Mikołaj Iwanom pisał w oparciu o źródła radzieckie o zafałszowaniu obrazu wkroczenia Sowietów na Śląsk, o zawyżaniu ofiar Armii Czerwonej i przerzucaniu odpowiedzialności za jej wyczyny (jak spalenie Strzelec Opolskich) na Niemców. Z kolei Marek Białokur analizował propagandę, która miała zachęcać czerwonoarmistów do wzięcia odwetu na Niemcach zaraz po wkroczeniu w granice Rzeszy. Mieli zyskać poczucie, że wszystko im wolno. Małgorzata Ruchniewicz badała, jak wyglądała końcówka wojny w rejonie Kłodzka, sam Stanek napisał o ewakuacji jeńców wojennych ze stalagu Lamsdorf – w jej trakcie zginęło około 9 z 57 tysięcy jeńców wycieńczonych pracami przymusowymi.

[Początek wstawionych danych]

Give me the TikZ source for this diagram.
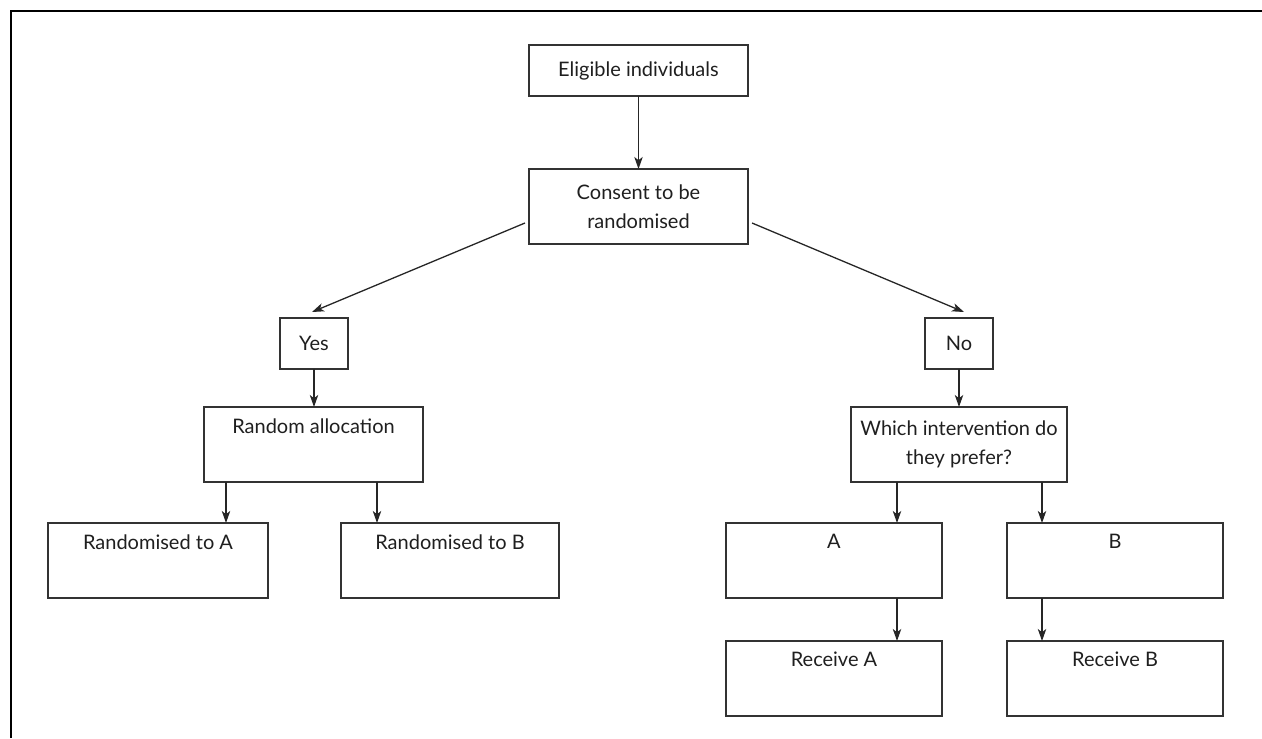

Nasz gość mówił też o charakterystycznej nieprzystawalności pamięci polskiej i niemieckiej o tamtych czasach. Na Ziemię Kłodzką wojna wtargnęła dopiero w 1945 roku, tamtejsi Niemcy pamiętają tylko zbrodnie sowieckie, ale wyparli z pamięci wcześniejsze zbrodnie III Rzeszy dokonane nie tylko gdzieś daleko, ale także całkiem blisko – na Żydach, więźniach obozów zagłady (w ostatnich dniach, gdy klęska była już pewna, sąd w Katowicach wydał w trybie doraźnym 3 100 wyroków śmierci, ofiarami byli więźniowie Auchwitz), jeńcach wojennych czy robotnikach przymusowych.